Bisher war stets von einem Trio die Rede, wenn es um Stoffe ging, die die Luft säubern: von Ozon und von zwei sogenannten Radikalen. Das sind Moleküle mit freien Elektronen und deshalb sehr reaktionsfreudige Oxidationsmittel. Als wichtigstes von ihnen gilt das Hydroxyl-Radikal. Es besteht lediglich aus einem Sauerstoff- und einem Wasserstoff-Atom. Genau so wie die neuentdeckte Substanz X oxidiert auch dieses Radikal den Schadstoff Schwefeldioxid. Dabei entsteht gasförmige Schwefelsäure. Und aus dieser am Ende Sulfatpartikel, die die Bildung von Wolken initiieren. Allerdings entsteht die Schwefelsäure nur tagsüber. Das brachte Lee Mouldin auf die Spur des vierten Waschmittels in der Atmosphäre:
"Wir sind über Beobachtungen gestolpert, die uns zeigten, daß Schwefelsäure auch nachts gebildet wird. Theoretisch war das eigentlich nicht möglich, da zu der Zeit ja keine Hydroxyl-Radikale in der Luft vorhanden sind. Wir fragten uns: Wie kann das bloß sein?"
Das war der Moment, in dem auch andere Forschergruppen aktiv wurden. An der Universität Helsinki. Und auch am Leibniz-Institut für Troposphärenforschung in Leipzig. Gemeinsam versuchte man das Rätsel nun zu lösen. Und die Experten aus Finnland, Deutschland und den USA hatten Erfolg. Am Ende wiesen sie das neue atmosphärische Waschmittel gleich dreimal nach, und das unabhängig voneinander: bei Laborversuchen wie auch bei Freilandmessungen in einem Nadelwald. Wobei man sich schon wundern darf, warum die ominöse Substanz X nicht schon früher aufgespürt wurde. Lee Mouldins Erklärung:
"Ein Grund ist, daß die Substanz in sehr geringen Konzentrationen in der Luft vorkommt. Außerdem ist es erst seit einigen Jahren möglich, gasförmige Schwefelsäure zuverlässig zu bestimmen. Und es gibt nicht viele Forschergruppen in der Welt, die diese Messungen beherrschen."

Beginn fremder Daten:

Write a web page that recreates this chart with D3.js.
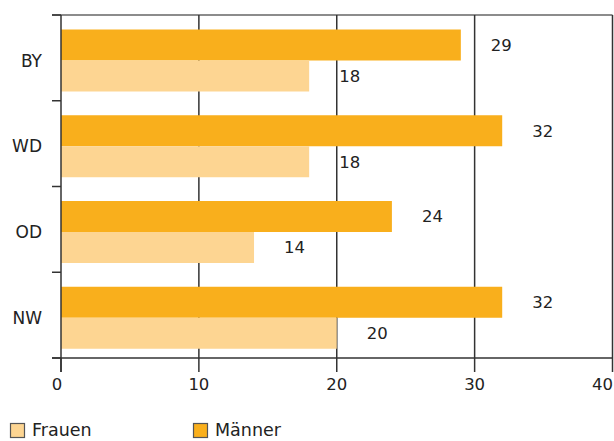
<!DOCTYPE html>
<html><head><meta charset="utf-8">
<script src="https://cdn.jsdelivr.net/npm/d3@7"></script>
<style>
html,body{margin:0;padding:0;background:#fff;}
svg{display:block;font-family:"DejaVu Sans",sans-serif;}
</style></head>
<body><svg id="c" width="614" height="441"></svg>
<script>
const categories = ["BY", "WD", "OD", "NW"];
const series = ["Männer", "Frauen"];
const maenner = [29, 32, 24, 32];
const frauen = [18, 18, 14, 20];
const xTicks = [0, 10, 20, 30, 40];
const legendLabels = ["Frauen", "Männer"];
const colors = {"Männer": "#F9AF1C", "Frauen": "#FDD592"};

(function () {
const svg = d3.select("#c");
const mL = 61, mR = 612.5, mT = 15, mB = 358;
const x = d3.scaleLinear().domain([0, 40]).range([mL, mR]);
const y = d3.scaleBand().domain(categories).range([mT, mB]).paddingInner(0);
const ys = d3.scaleBand().domain(series).range([14.5, 76.5]);
const valuesBy = {"Männer": maenner, "Frauen": frauen};

// top line
svg.append("line").attr("x1", 52).attr("x2", mR).attr("y1", mT).attr("y2", mT)
  .attr("stroke", "#666").attr("stroke-width", 1.5);
// gridlines
svg.append("g").selectAll("line").data(xTicks.slice(1)).join("line")
  .attr("x1", d => x(d)).attr("x2", d => x(d)).attr("y1", mT).attr("y2", mB)
  .attr("stroke", "#333").attr("stroke-width", 1.5);

// bars
categories.forEach((c, i) => {
  series.forEach(s => {
    const v = valuesBy[s][i];
    const y0 = y(c) + ys(s);
    svg.append("rect").attr("x", x(0)).attr("y", y0)
      .attr("width", x(v) - x(0)).attr("height", ys.bandwidth())
      .attr("fill", colors[s]);
    svg.append("text").attr("x", x(v) + 30).attr("y", y0 + ys.bandwidth() / 2)
      .attr("dy", "0.36em").attr("font-size", 16.5).attr("fill", "#222")
      .text(v);
  });
  svg.append("text").attr("x", 42).attr("y", y(c) + (ys.range()[0] + ys.range()[1]) / 2)
    .attr("dy", "0.36em").attr("text-anchor", "end").attr("font-size", 17).attr("fill", "#222")
    .text(c);
});

// left axis
svg.append("line").attr("x1", mL).attr("x2", mL).attr("y1", mT).attr("y2", 372)
  .attr("stroke", "#333").attr("stroke-width", 1.5);
const bounds = categories.map(c => y(c)).concat([mB]);
svg.append("g").selectAll("line").data(bounds).join("line")
  .attr("x1", 52).attr("x2", mL).attr("y1", d => d).attr("y2", d => d)
  .attr("stroke", "#333").attr("stroke-width", 1.5);

// bottom axis
svg.append("line").attr("x1", 52).attr("x2", mR).attr("y1", mB).attr("y2", mB)
  .attr("stroke", "#333").attr("stroke-width", 1.5);
svg.append("g").selectAll("line").data(xTicks).join("line")
  .attr("x1", d => x(d)).attr("x2", d => x(d)).attr("y1", mB).attr("y2", 372)
  .attr("stroke", "#333").attr("stroke-width", 1.5);
svg.append("g").selectAll("text").data(xTicks).join("text")
  .attr("x", (d, i) => i === xTicks.length - 1 ? 613 : x(d) - (i === 0 ? 4 : 0))
  .attr("y", 390).attr("text-anchor", (d, i) => i === xTicks.length - 1 ? "end" : "middle")
  .attr("font-size", 16.5).attr("fill", "#222").text(d => d);

// legend
const legX = [10, 193];
legendLabels.forEach((l, i) => {
  svg.append("rect").attr("x", legX[i] + 0.5).attr("y", 423.5).attr("width", 14).attr("height", 14)
    .attr("fill", colors[l]).attr("stroke", "#555").attr("stroke-width", 1.2);
  svg.append("text").attr("x", legX[i] + 22).attr("y", 436).attr("font-size", 17.5)
    .attr("fill", "#222").text(l);
});
})();
</script></body></html>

Interessant an dem neuen Oxidationsmittel ist vor allem seine Verbindung zum Klima. Aus der Schwefelsäure, die bei der Waschreaktion anfällt, werden jene Sulfat-Partikel, an denen sich Wassertropfen anlagern. Die Wolken, die am Ende entstehen, reflektieren einfallendes Sonnenlicht und kühlen so die unteren Atmosphärenschichten. Insofern hat die Substanz X auch einen Klimaeffekt und könnte sogar manche noch offene Frage beantworten, wie Lee Mouldin glaubt:
"Große Teile der USA haben sich im 21. Jahrhundert erwärmt. Der Südosten dagegen kühlt sich ab. In dieser waldreichen Gegend gibt es auffällig hohe Konzentrationen von Terpenen."

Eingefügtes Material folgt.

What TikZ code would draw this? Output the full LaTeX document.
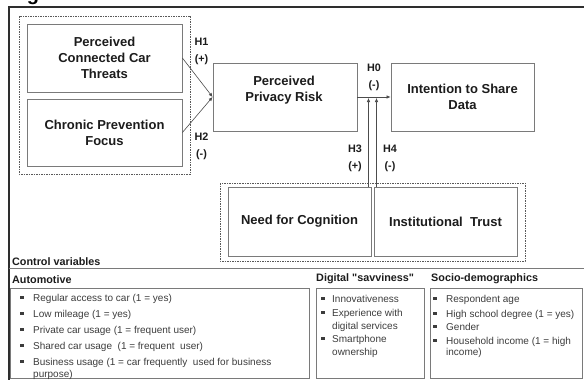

Soll heißen: Dort entstehen vermutlich auch große Mengen der Substanz X. Und womöglich ist sie für die regionale Abkühlung im Südosten der USA verantwortlich. Im Moment ist das aber nur eine Vermutung. Die Forscher wissen selbst: Sie müssen noch viel mehr über das geheimnisvolle Luftmolekül herausfinden.